Je crains que l’incinération, dans notre société, loin d’être une affirmation comme dans certaines cultures orientales, soit une négation. Elle n’affirme pas qu’il y a une vie après la mort, mais récuse la mort elle-même: c’est une tentative pour éloigner de nous la mort — autant que faire se peut. L’incinération est le choix préféré d’une culture du nihilisme. C’est la personnification culturelle de la désincarnation. C’est une façon pour la société de dire: nous ne sommes rien, la vie n’a aucun sens, donc il est normal qu’à la fin on nous efface. N’est-ce pas la signification la plus fréquemment admise de la pratique culturelle de l’incinération ?

Songez à la différence si, au lieu de « Salons funéraires » (y a-t-il plus éloigné de la notion de salon ?), les cérémonies mortuaires se déroulaient à la maison et à l’église. Et si, au lieu de ces coûteuses mises en scène les paroissiens passaient par leurs paroisses puis étaient inhumés dans un cimetière attenant à l’église ? Pensez à ce qui changerait dans la vie des paroissiens si les églises assumaient seules la charge des funérailles en célébrant un enterrement tout simple. Pensez à la leçon reçue chaque dimanche en passant devant les tombeaux sur le chemin de l’église, loin de ces immenses cimetières industriels à des kilomètres de l’église. Serait-ce une façon de se rappeler ce qu’on oublierait volontiers, oubli confortable mais périlleux.
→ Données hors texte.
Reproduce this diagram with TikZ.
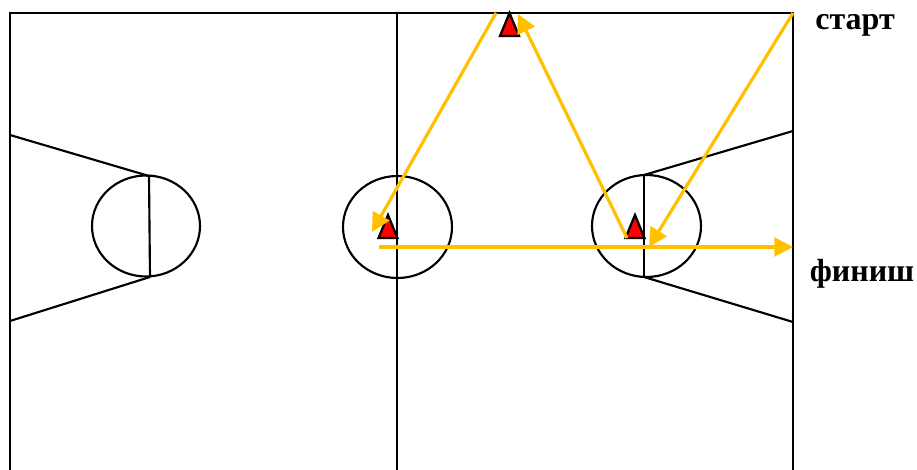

Les églises devraient redevenir le lieu de sépulture de nos chers disparus afin que, comme le propose le poète T.S. Eliot dans « Sauvetages », ils puissent à nouveau enrichir

Près des ifs

La vie de la terre

Oublier la mort n’est pas affirmer la vie; ce serait plutôt le contraire. Une culture ayant oublié comment affronter l’inévitable réalité de la mort est une culture qui a oublié comment vivre.